Varadkar to the rescue

With the crisis deepening, the straight-talking Varadkar has emerged as a statesmanlike figure. At a critical meeting in Wirral, in north-west England, he cajoled Johnson into a volte-face, convincing him there can only be a deal if there’s no customs demarcation on the island of Ireland. This, to not only sustain the sanctity of the Good Friday treaty, but also the integrity of the EU single market.

Thus, British and EU negotiators are racing against time over this weekend to discover a balance which satisfies the EU as well as the House of Commons. In reality, a modified version of the customs configuration concurred between the EU and Theresa May, which would take Northern Ireland out of the EU customs union, but apply the bloc’s rules and tariffs on goods moving from mainland Britain to Northern Ireland, with a rebate system compensating affected businesses.
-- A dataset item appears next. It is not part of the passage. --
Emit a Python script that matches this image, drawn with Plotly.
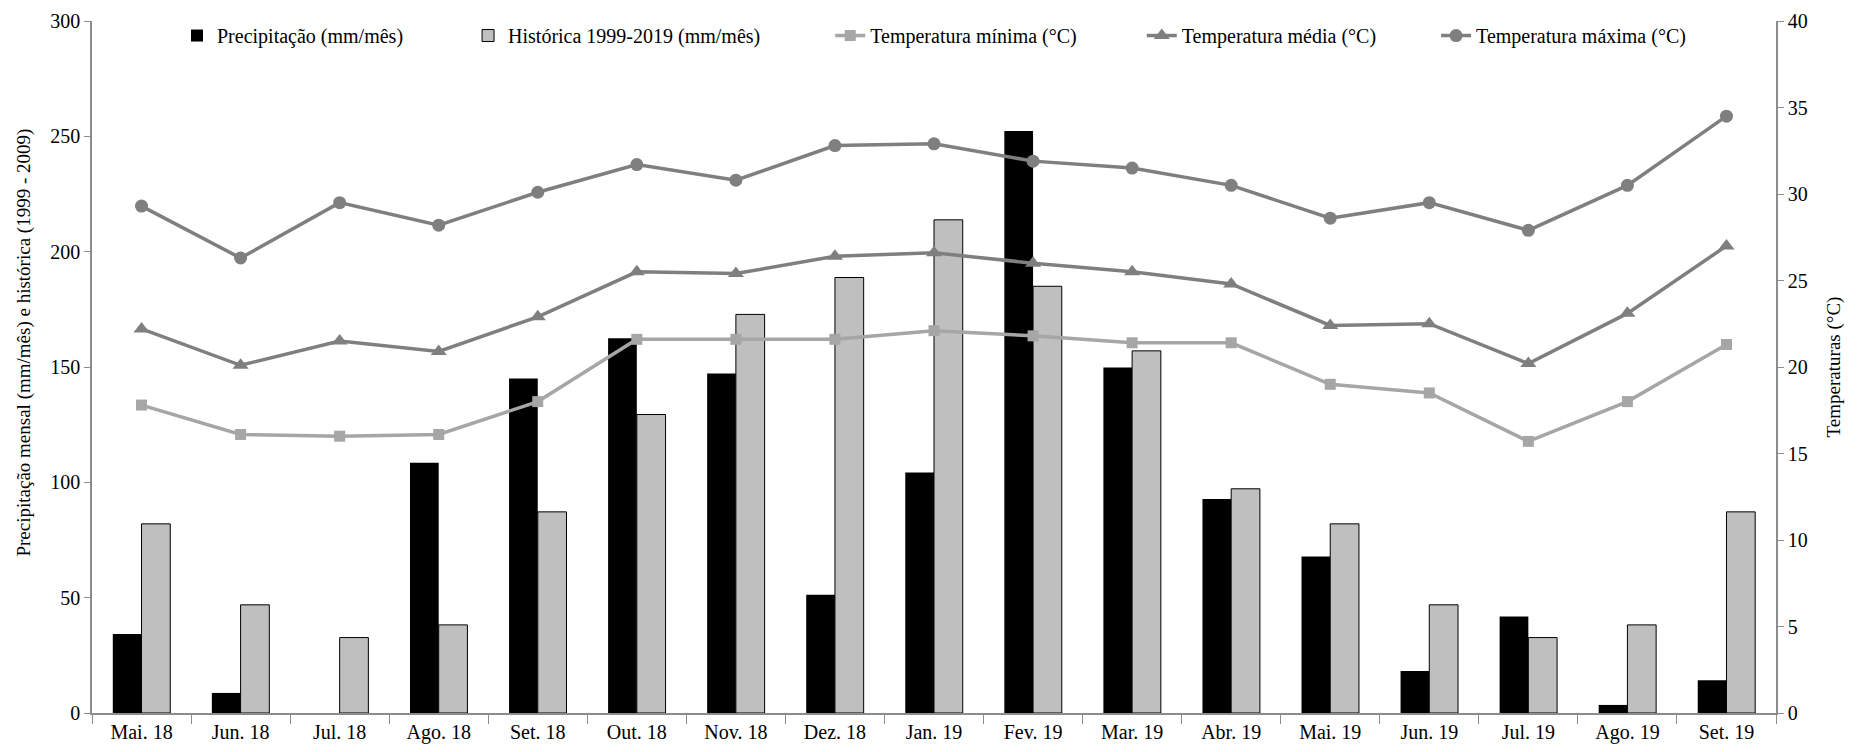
import plotly.graph_objects as go

months = ["Mai. 18", "Jun. 18", "Jul. 18", "Ago. 18", "Set. 18", "Out. 18", "Nov. 18", "Dez. 18",
          "Jan. 19", "Fev. 19", "Mar. 19", "Abr. 19", "Mai. 19", "Jun. 19", "Jul. 19", "Ago. 19", "Set. 19"]

precipitacao = [34.2, 8.7, 0, 108.5, 145, 162.5, 147.2, 51.3, 104.3, 252.3, 149.8, 92.8, 67.8, 18.2, 41.8, 3.5, 14.2]
historica = [82.0, 46.9, 32.7, 38.2, 87.2, 129.4, 172.8, 188.8, 213.8, 185.0, 157.0, 97.2, 82.0, 46.9, 32.7, 38.2, 87.2]

temp_min = [17.8, 16.1, 16.0, 16.1, 18.0, 21.6, 21.6, 21.6, 22.1, 21.8, 21.4, 21.4, 19.0, 18.5, 15.7, 18.0, 21.3]
temp_med = [22.2, 20.1, 21.5, 20.9, 22.9, 25.5, 25.4, 26.4, 26.6, 26.0, 25.5, 24.8, 22.4, 22.5, 20.2, 23.1, 27.0]
temp_max = [29.3, 26.3, 29.5, 28.2, 30.1, 31.7, 30.8, 32.8, 32.9, 31.9, 31.5, 30.5, 28.6, 29.5, 27.9, 30.5, 34.5]

FONT = "Liberation Serif, Times New Roman, serif"
AXIS_GRAY = "#8c8c8c"

def nb(n):
    return "\u00a0" * n

fig = go.Figure()
fig.add_trace(go.Bar(x=months, y=precipitacao, name="Precipitação (mm/mês)" + nb(12),
                     marker=dict(color="#000000", line=dict(width=0)), yaxis="y"))
fig.add_trace(go.Bar(x=months, y=historica, name="Histórica 1999-2019 (mm/mês)" + nb(13),
                     marker=dict(color="#BFBFBF", line=dict(color="#000000", width=1)), yaxis="y"))
fig.add_trace(go.Scatter(x=months, y=temp_min, name="Temperatura mínima (°C)" + nb(12), mode="lines+markers",
                         line=dict(color="#A6A6A6", width=3.5),
                         marker=dict(symbol="square", size=11, color="#A6A6A6"), yaxis="y2"))
fig.add_trace(go.Scatter(x=months, y=temp_med, name="Temperatura média (°C)" + nb(11), mode="lines+markers",
                         line=dict(color="#7F7F7F", width=3.5),
                         marker=dict(symbol="triangle-up", size=14, color="#7F7F7F"), yaxis="y2"))
fig.add_trace(go.Scatter(x=months, y=temp_max, name="Temperatura máxima (°C)", mode="lines+markers",
                         line=dict(color="#7F7F7F", width=3.5),
                         marker=dict(symbol="circle", size=13, color="#7F7F7F"), yaxis="y2"))

fig.add_annotation(text="Precipitação mensal (mm/mês) e histórica (1999 - 2009)",
                   xref="paper", yref="paper", x=-0.0405, y=0.535, textangle=-90,
                   showarrow=False, font=dict(family=FONT, size=19, color="black"),
                   xanchor="center", yanchor="middle")

fig.update_layout(
    width=1841, height=736,
    margin=dict(l=84, r=73, t=8, b=31),
    paper_bgcolor="white", plot_bgcolor="white",
    font=dict(family=FONT, size=20, color="black"),
    barmode="group", bargap=0.42, bargroupgap=0,
    showlegend=True,
    legend=dict(orientation="h", x=0.5, xanchor="center", y=0.979, yanchor="middle",
                bgcolor="rgba(0,0,0,0)", font=dict(family=FONT, size=20), traceorder="normal"),
    xaxis=dict(type="category", range=[-0.5, len(months) - 0.5], showline=True, linecolor=AXIS_GRAY,
               linewidth=1.5, ticks="outside", tickson="boundaries", ticklen=9, tickcolor=AXIS_GRAY,
               showgrid=False, automargin=False, tickfont=dict(size=20)),
    yaxis=dict(range=[0, 300], dtick=50, showline=True, linecolor=AXIS_GRAY, linewidth=1.5,
               ticks="outside", ticklen=6, tickcolor=AXIS_GRAY, showgrid=False, zeroline=False,
               automargin=False, tickfont=dict(size=20)),
    yaxis2=dict(range=[0, 40], dtick=5, overlaying="y", side="right", showline=True,
                linecolor=AXIS_GRAY, linewidth=1.5, ticks="outside", ticklen=6, tickcolor=AXIS_GRAY,
                showgrid=False, zeroline=False, automargin=False, tickfont=dict(size=20),
                title=dict(text="Temperaturas (°C)", font=dict(size=19), standoff=20)),
)

fig.write_html("out.html")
In short, an acceptable text needs to be ready for the EU Council meeting or the summit of its heads of government. With the pound strengthening against the US dollar and leading investment banks sounding optimistic, the chances of this happening seem to have improved. 

It is premature to judge the mood of British MPs without sight of the final construct and wording of the EU-UK agreement. But pro-EU Liberal Democrats and the Scottish National Party are proactive in persuading the main Opposition Labour party to table a motion for a second referendum. What is likely, though — given that the impatience of the British people is at a fever pitch, because of the three-and-a-half-year delay in implementing Brexit — is that disapproval of a reasonable deal could swing the electorate in Johnson’s favour, notwithstanding his gambolling with the wind.

But victory in the court of the people would not mean forgiveness in the eyes of the law. If it is evidentially established that Johnson as Mayor of London unjustifiably granted financial favours to an American woman, Jennifer Accuri, electoral success will not save him from paying a price.